While we did have a slight uptick in volatility mid-week, large cap stocks are in melt-up mode. The Fed confirmed what we’ve been saying all along: no rate cut in March, and increased probability of a higher for longer interest rate environment.
But the latest jobs report delivered blowout numbers: 353k payrolls added in January, double the consensus estimate, and the strongest monthly gain in more than a year. We’ve been saying for months that the soft landing scenario depends entirely on the labor market, and the latest report means the economy is stronger than many analysts previously thought.
That said, markets never go up in a straight line, and we’re seeing signs of short-term exhaustion. Consensus Inc. bullish sentiment is at a 6-year high (chart below), a level that is highly correlated with consolidation. We’re also seeing an uptick in yields and strength in the US dollar, both of which are bearish for stocks. This is the perfect environment for large traders to orchestrate a rug pull, taking profits while shaking out weak hands.
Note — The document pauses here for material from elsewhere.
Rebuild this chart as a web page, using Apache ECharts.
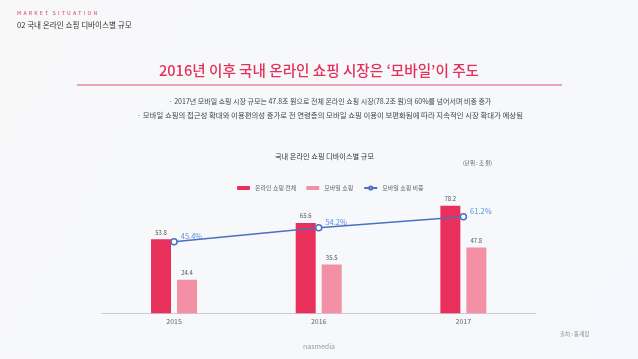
<!DOCTYPE html>
<html><head><meta charset="utf-8">
<script src="https://cdn.jsdelivr.net/npm/echarts@6/dist/echarts.min.js"></script>
<style>html,body{margin:0;padding:0;background:#f6f8fb;}#c{width:638px;height:359px;}</style>
</head><body><div id="c"></div>
<script>
const categories = ['2015', '2016', '2017'];
const totalOnline = [53.8, 65.6, 78.2];
const mobileShopping = [24.4, 35.5, 47.8];
const mobileShare = [45.4, 54.2, 61.2];
const seriesNames = ['온라인 쇼핑 전체', '모바일 쇼핑', '모바일 쇼핑 비중'];

const F = '"Noto Sans CJK KR", "Noto Sans", sans-serif';
const chart = echarts.init(document.getElementById('c'), null, {renderer: 'canvas'});
chart.setOption({
  backgroundColor: new echarts.graphic.LinearGradient(0, 0, 1, 1, [
    {offset: 0, color: '#f8f8f9'}, {offset: 1, color: '#f5f8fc'}]),
  animation: false,
  textStyle: {fontFamily: F},
  graphic: [
    {type: 'text', left: 17, top: 11, style: {text: 'M  A  R  K  E  T    S  I  T  U  A  T  I  O  N', fill: '#d4587a', font: '500 5px ' + F}},
    {type: 'text', left: 17, top: 21, style: {text: '02 국내 온라인 쇼핑 디바이스별 규모', fill: '#333', font: '7.6px ' + F}},
    {type: 'text', x: 319, y: 70, style: {text: '2016년 이후 국내 온라인 쇼핑 시장은 ‘모바일’이 주도', fill: '#e4305a', font: '500 14.6px ' + F, textAlign: 'center', textVerticalAlign: 'middle'}},
    {type: 'rect', shape: {x: 77, y: 84.5, width: 485, height: 1}, style: {fill: '#e0506e'}},
    {type: 'text', x: 330, y: 101, style: {text: '· 2017년 모바일 쇼핑 시장 규모는 47.8조 원으로 전체 온라인 쇼핑 시장(78.2조 원)의 60%를 넘어서며 비중 증가', fill: '#444', font: '7px ' + F, textAlign: 'center', textVerticalAlign: 'middle'}},
    {type: 'text', x: 330, y: 115, style: {text: '· 모바일 쇼핑의 접근성 확대와 이용편의성 증가로 전 연령층의 모바일 쇼핑 이용이 보편화됨에 따라 지속적인 시장 확대가 예상됨', fill: '#444', font: '7.4px ' + F, textAlign: 'center', textVerticalAlign: 'middle'}},
    {type: 'text', left: 275, top: 153, style: {text: '국내 온라인 쇼핑 디바이스별 규모', fill: '#333', font: '7.2px ' + F}},
    {type: 'text', left: 463, top: 160, style: {text: '(단위 : 조 원)', fill: '#555', font: '5.5px ' + F}},
    {type: 'text', left: 560, top: 331, style: {text: '출처 : 통계청', fill: '#888', font: '5.5px ' + F}},
    {type: 'text', left: 'center', top: 343, style: {text: 'nasmedia', fill: '#999', font: '7px ' + F}}
  ],
  legend: {
    left: 232, top: 180, itemWidth: 13, itemHeight: 4, itemGap: 10,
    textStyle: {fontSize: 6, color: '#666', fontFamily: F},
    data: seriesNames
  },
  grid: {left: 101.7, right: 102.3, top: 175.7, bottom: 45.7},
  xAxis: {
    type: 'category', data: categories,
    axisLine: {lineStyle: {color: '#c8ccd4'}}, axisTick: {show: false},
    axisLabel: {color: '#666', fontSize: 7, margin: 5, fontFamily: F}
  },
  yAxis: [
    {type: 'value', min: 0, max: 100, show: false, splitLine: {show: false}},
    {type: 'value', min: 0, max: 87.3, show: false, splitLine: {show: false}}
  ],
  series: [
    {name: seriesNames[0], type: 'bar', data: totalOnline, barWidth: 20, barGap: '30%',
      itemStyle: {color: '#e8305a'},
      label: {show: true, position: 'top', distance: 4, color: '#555', fontSize: 6, fontFamily: F}},
    {name: seriesNames[1], type: 'bar', data: mobileShopping, barWidth: 20,
      itemStyle: {color: '#f490a6'},
      label: {show: true, position: 'top', distance: 4, color: '#555', fontSize: 6, fontFamily: F}},
    {name: seriesNames[2], type: 'line', yAxisIndex: 1, data: mobileShare,
      symbol: 'circle', symbolSize: 6,
      lineStyle: {color: '#4a70c4', width: 1.5},
      itemStyle: {color: '#fff', borderColor: '#4a70c4', borderWidth: 1.5},
      label: {show: true, position: 'right', distance: 3, offset: [0, -6], color: '#5b8ee0', fontSize: 7.5, fontFamily: F,
        formatter: p => p.value + '%'},
      z: 5}
  ]
});
</script></body></html>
Consensus Bullish Sentiment at a 6-Year High

Weekend Reads
Investors may be getting the Federal Reserve wrong, again (The Economist)
“Yet the past few years have shown how eager investors are to believe that cuts are coming, and how frequently they have been wrong. And so it is worth considering whether they are making the same mistake all over again. As it turns out, a world in which rates stay higher for longer is still all too easy to imagine.”
The U.S. Stock Market’s Real All-Time High Is Not Yet Reached (Forbes)
“Instead, it means investing in an inflationary period is especially challenging. Seemingly easy dollar gains can trail inflation, producing real losses in purchasing power. Moreover, an inflationary period has mean streaks that can reverse even those inadequate nominal gains.”
A $560 Billion Property Warning Hits Banks From NY to Tokyo (Yahoo Finance)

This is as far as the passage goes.